Can a Creditor challenge the Administrators’ fees and conduct?

April 8, 2016

In the recent case of BW Estates Ltd [2015] EWHC 215(Ch), a Creditor sought to challenge the Administrators’ fees and conduct.


BW Estates Limited (“the Company”) was in the business of property investment and owned five properties. The creditor, who brought the application to challenge the Administrator’s conduct and fees, obtained a freezing injunction which affected the assets of the Company.  As a result, the Company’s Bank refused to pay Nationwide Building Society (“Nationwide”) who held fixed and floating charge securities.  Nationwide appointed LPA Receivers[i] (“Receivers”) in respect of each of the properties.  Following this, the Directors of the Company issued a Notice of Intention to Appoint Administrators.  They received no reply from Nationwide so they appointed Administrators.


The creditor was of the view that the Directors’ decision to appoint the Administrators was to deplete the assets of the Company and urged the Court to accept that the administration was designed to frustrate the creditor and reduce assets by incurring costs. The creditor argued that the Company’s position post-administration had not been improved but instead the assets had been depleted by the costs of the administration.

The creditor further argued that there was no good reason for the Company to enter into Administration because:

  • The Company could have continued to make payments to Nationwide, who had already appointed Receivers over the majority of the assets;
  • The sale of the properties would leave a surplus (subject to a dubious creditor claim to the Company which appeared to be under the control of the Directors);
  • No creditors’ requested payment;
  • There was sufficient cash at the Bank to discharge all other outstanding debts.The creditor sought an Order providing that the remuneration of the Administrators’ is deemed excessive and is either disallowed in its entirety or reduced to such extent as the Court thinks appropriate and that the Administrators pay the costs of the application personally and not as an expense of the administration.


HHJ Cooke:

  • Rejected the argument that the Administrators should not be entitled to any remuneration at all for their services as the Administrators could not and should not have made a statement as to the statutory purpose which led to their appointment.

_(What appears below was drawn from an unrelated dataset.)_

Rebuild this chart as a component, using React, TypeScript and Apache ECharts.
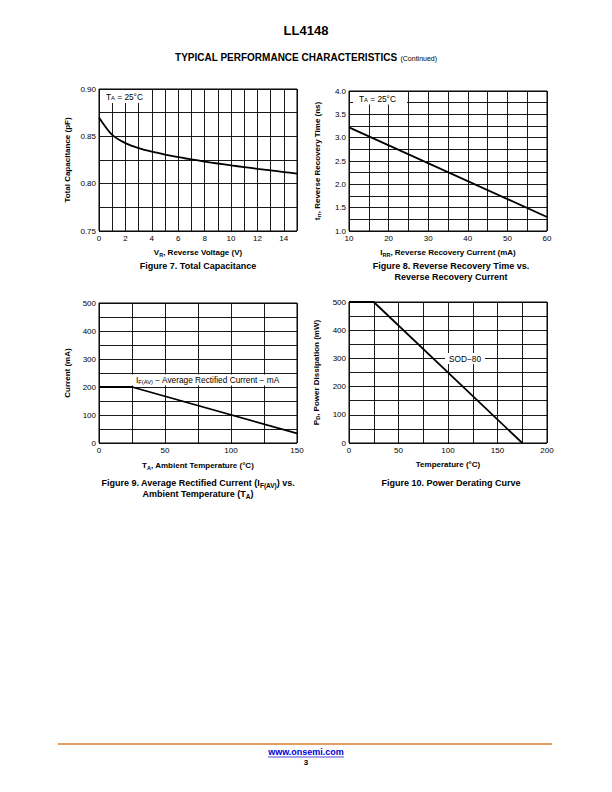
import React, { useEffect, useRef } from "react";
import * as echarts from "echarts";

// ---------- Data ----------
// Figure 7: Total capacitance vs reverse voltage
const capVoltage = [0, 1, 2, 3, 4, 5, 6, 7, 8, 9, 10, 11, 12, 13, 14, 15];
const capValues = [0.87, 0.8515, 0.8428, 0.8376, 0.8338, 0.8308, 0.8281, 0.8257, 0.8234, 0.8213, 0.8193, 0.8175, 0.8157, 0.814, 0.8123, 0.8106];

// Figure 8: Reverse recovery time vs reverse recovery current
const irrCurrent = [10, 60];
const trrTime = [3.22, 1.3];

// Figure 9: Average rectified current vs ambient temperature
const ifTemp = [0, 25, 150];
const ifCurrent = [200, 200, 34];

// Figure 10: Power derating curve
const pdTemp = [0, 25, 175];
const pdPower = [500, 500, 0];

// Tick label settings
const fig7X = { min: 0, max: 15, interval: 1, labelStep: 2, digits: 0 };
const fig7Y = { min: 0.75, max: 0.9, interval: 0.025, labelStep: 0.05, digits: 2 };
const fig8X = { min: 10, max: 60, interval: 5, labelStep: 10, digits: 0 };
const fig8Y = { min: 1, max: 4, interval: 0.25, labelStep: 0.5, digits: 1 };
const fig9X = { min: 0, max: 150, interval: 25, labelStep: 50, digits: 0 };
const fig9Y = { min: 0, max: 500, interval: 50, labelStep: 100, digits: 0 };
const fig10X = { min: 0, max: 200, interval: 25, labelStep: 50, digits: 0 };
const fig10Y = { min: 0, max: 500, interval: 50, labelStep: 100, digits: 0 };

const FONT = "Liberation Sans, Arial, Helvetica, sans-serif";

const nameRich = {
  b: { fontSize: 8, fontWeight: "bold", fontFamily: FONT, color: "#000" },
  s: { fontSize: 5.5, fontWeight: "bold", fontFamily: FONT, color: "#000", padding: [3.5, 0, 0, 0] },
};

const capRich = {
  c: { fontSize: 9, fontWeight: "bold", fontFamily: FONT, fill: "#000" },
  s: { fontSize: 6.5, fontWeight: "bold", fontFamily: FONT, fill: "#000", padding: [4, 0, 0, 0] },
};

const annRich = {
  a: { fontSize: 8.3, fontFamily: FONT, fill: "#000" },
  s: { fontSize: 5.8, fontFamily: FONT, fill: "#000", padding: [3.5, 0, 0, 0] },
};

function stepFormatter(step: number, digits: number) {
  return (v: number) => {
    const r = v / step;
    return Math.abs(r - Math.round(r)) < 1e-6 ? v.toFixed(digits) : "";
  };
}

function makeAxis(kind: "x" | "y", gridIndex: number, cfg: any, name: string, nameGap: number) {
  return {
    type: "value",
    gridIndex,
    min: cfg.min,
    max: cfg.max,
    interval: cfg.interval,
    name,
    nameLocation: "middle",
    nameGap,
    nameTextStyle: { rich: nameRich, fontSize: 8, fontWeight: "bold", fontFamily: FONT, color: "#000" },
    axisLine: { show: false },
    axisTick: { show: false },
    axisLabel: {
      formatter: stepFormatter(cfg.labelStep, cfg.digits),
      fontSize: 8,
      fontFamily: FONT,
      color: "#000",
      margin: 3,
      showMinLabel: true,
      showMaxLabel: true,
    },
    splitLine: { show: true, lineStyle: { color: "#000", width: 0.9 } },
  };
}

const grids = [
  { left: 99, top: 89, width: 198, height: 142 },
  { left: 349, top: 91, width: 198, height: 140 },
  { left: 99, top: 303, width: 198, height: 140 },
  { left: 349, top: 302, width: 198, height: 141 },
].map((g) => ({ ...g, show: true, borderColor: "#000", borderWidth: 1, backgroundColor: "#fff", containLabel: false }));

function pairs(xs: number[], ys: number[]) {
  return xs.map((x, i) => [x, ys[i]]);
}

const lineStyle = { color: "#000", width: 1.8 };

function whiteRect(x: number, y: number, w: number, h: number) {
  return { type: "rect", z: 100, shape: { x, y, width: w, height: h }, style: { fill: "#fff" } };
}

function txt(x: number, y: number, text: string, rich: any, align = "center", extra: any = {}) {
  return {
    type: "text",
    z: 101,
    x,
    y,
    style: { text, rich, align, verticalAlign: "middle", fontFamily: FONT, fill: "#000", ...extra },
  };
}

const option: any = {
  animation: false,
  backgroundColor: "#fff",
  grid: grids,
  xAxis: [
    makeAxis("x", 0, fig7X, "{b|V}{s|R}{b|, Reverse Voltage (V)}", 17),
    makeAxis("x", 1, fig8X, "{b|I}{s|RR}{b|, Reverse Recovery Current (mA)}", 17),
    makeAxis("x", 2, fig9X, "{b|T}{s|A}{b|, Ambient Temperature (°C)}", 18),
    makeAxis("x", 3, fig10X, "{b|Temperature (°C)}", 17),
  ],
  yAxis: [
    makeAxis("y", 0, fig7Y, "{b|Total Capacitance (pF)}", 28),
    makeAxis("y", 1, fig8Y, "{b|t}{s|rr}{b|, Reverse Recovery Time (ns)}", 27),
    makeAxis("y", 2, fig9Y, "{b|Current (mA)}", 28),
    makeAxis("y", 3, fig10Y, "{b|P}{s|D}{b|, Power Dissipation (mW)}", 28),
  ],
  series: [
    { type: "line", xAxisIndex: 0, yAxisIndex: 0, data: pairs(capVoltage, capValues), smooth: 0.3, showSymbol: false, symbol: "none", lineStyle },
    { type: "line", xAxisIndex: 1, yAxisIndex: 1, data: pairs(irrCurrent, trrTime), showSymbol: false, symbol: "none", lineStyle },
    { type: "line", xAxisIndex: 2, yAxisIndex: 2, data: pairs(ifTemp, ifCurrent), showSymbol: false, symbol: "none", lineStyle },
    { type: "line", xAxisIndex: 3, yAxisIndex: 3, data: pairs(pdTemp, pdPower), showSymbol: false, symbol: "none", lineStyle },
  ],
  graphic: [
    // Page title & header
    { type: "text", x: 306, y: 30, style: { text: "LL4148", fontSize: 13, fontWeight: "bold", fontFamily: FONT, fill: "#000", align: "center", verticalAlign: "middle" } },
    {
      type: "text",
      x: 306,
      y: 57,
      style: {
        text: "{h|TYPICAL PERFORMANCE CHARACTERISTICS} {c|(Continued)}",
        align: "center",
        verticalAlign: "middle",
        rich: {
          h: { fontSize: 10, fontWeight: "bold", fontFamily: FONT, fill: "#000" },
          c: { fontSize: 7, fontFamily: FONT, fill: "#000", padding: [2, 0, 0, 0] },
        },
      },
    },
    // Annotation boxes
    whiteRect(100, 90, 47, 13),
    txt(106, 96.5, "{a|T}{s|A}{a| = 25°C}", annRich, "left"),
    whiteRect(353, 92, 54, 12.5),
    txt(359, 98.5, "{a|T}{s|A}{a| = 25°C}", annRich, "left"),
    whiteRect(132, 374.5, 154, 11),
    txt(136, 380, "{a|I}{s|F(AV)}{a| − Average Rectified Current − mA}", annRich, "left"),
    whiteRect(445, 353, 40, 11),
    txt(465, 358.5, "{a|SOD−80}", annRich, "center"),
    // Captions
    txt(198, 266, "{c|Figure 7. Total Capacitance}", capRich),
    txt(451, 266, "{c|Figure 8. Reverse Recovery Time vs.}", capRich),
    txt(451, 277, "{c|Reverse Recovery Current}", capRich),
    txt(198, 483, "{c|Figure 9. Average Rectified Current (I}{s|F(AV)}{c|) vs.}", capRich),
    txt(198, 494, "{c|Ambient Temperature (T}{s|A}{c|)}", capRich),
    txt(451, 483, "{c|Figure 10. Power Derating Curve}", capRich),
    // Footer
    { type: "line", shape: { x1: 58, y1: 744, x2: 552, y2: 744 }, style: { stroke: "#dc7d2e", lineWidth: 1.6 } },
    { type: "text", x: 306, y: 752, style: { text: "www.onsemi.com", fontSize: 9, fontWeight: "bold", fontFamily: FONT, fill: "#0000cc", align: "center", verticalAlign: "middle" } },
    { type: "line", shape: { x1: 268, y1: 757, x2: 344, y2: 757 }, style: { stroke: "#0000cc", lineWidth: 0.7 } },
    { type: "text", x: 306, y: 762, style: { text: "3", fontSize: 8, fontWeight: "bold", fontFamily: FONT, fill: "#000", align: "center", verticalAlign: "middle" } },
  ],
};

export default function App() {
  const ref = useRef<HTMLDivElement>(null);
  useEffect(() => {
    if (!ref.current) return;
    const chart = echarts.init(ref.current, null, { renderer: "svg" });
    chart.setOption(option);
    return () => chart.dispose();
  }, []);
  return (
    <div
      ref={ref}
      style={{ position: "absolute", left: 0, top: 0, width: 612, height: 792, background: "#fff" }}
    />
  );
}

However, he commented that he did not approve of all time spent on costs accrued in doing so.
  • Considered the Directors’ motive in appointing Administrators. He held that it did not matter that the Director may have acted for the improper motive alone so long as the Administrators could properly have made the statement that the statutory purpose of administration was reasonably likely to be achieved.
  • Rejected suggestion that once appointed, Administrators should have brought the administration to an end immediately, or continued only for the purpose of complying with statutory obligations. Whilst an Administrator must be able to ascertain the purpose of the administration, the Administrator does not need to know precisely how the administration will unfold. The crucial point for prospective Administrators is that the statutory purpose is assessed at the time the Company is placed in administration and not assessed after the event.

The Judge did not decide on the level of the Administrators’ costs which were in the region of £80,000.00 and noted that if the costs couldn’t be agreed between the parties, then he would carefully consider these on another occasion. Furthermore, the Judge did not grant an Order directing the Administrators to pay the costs of the application personally.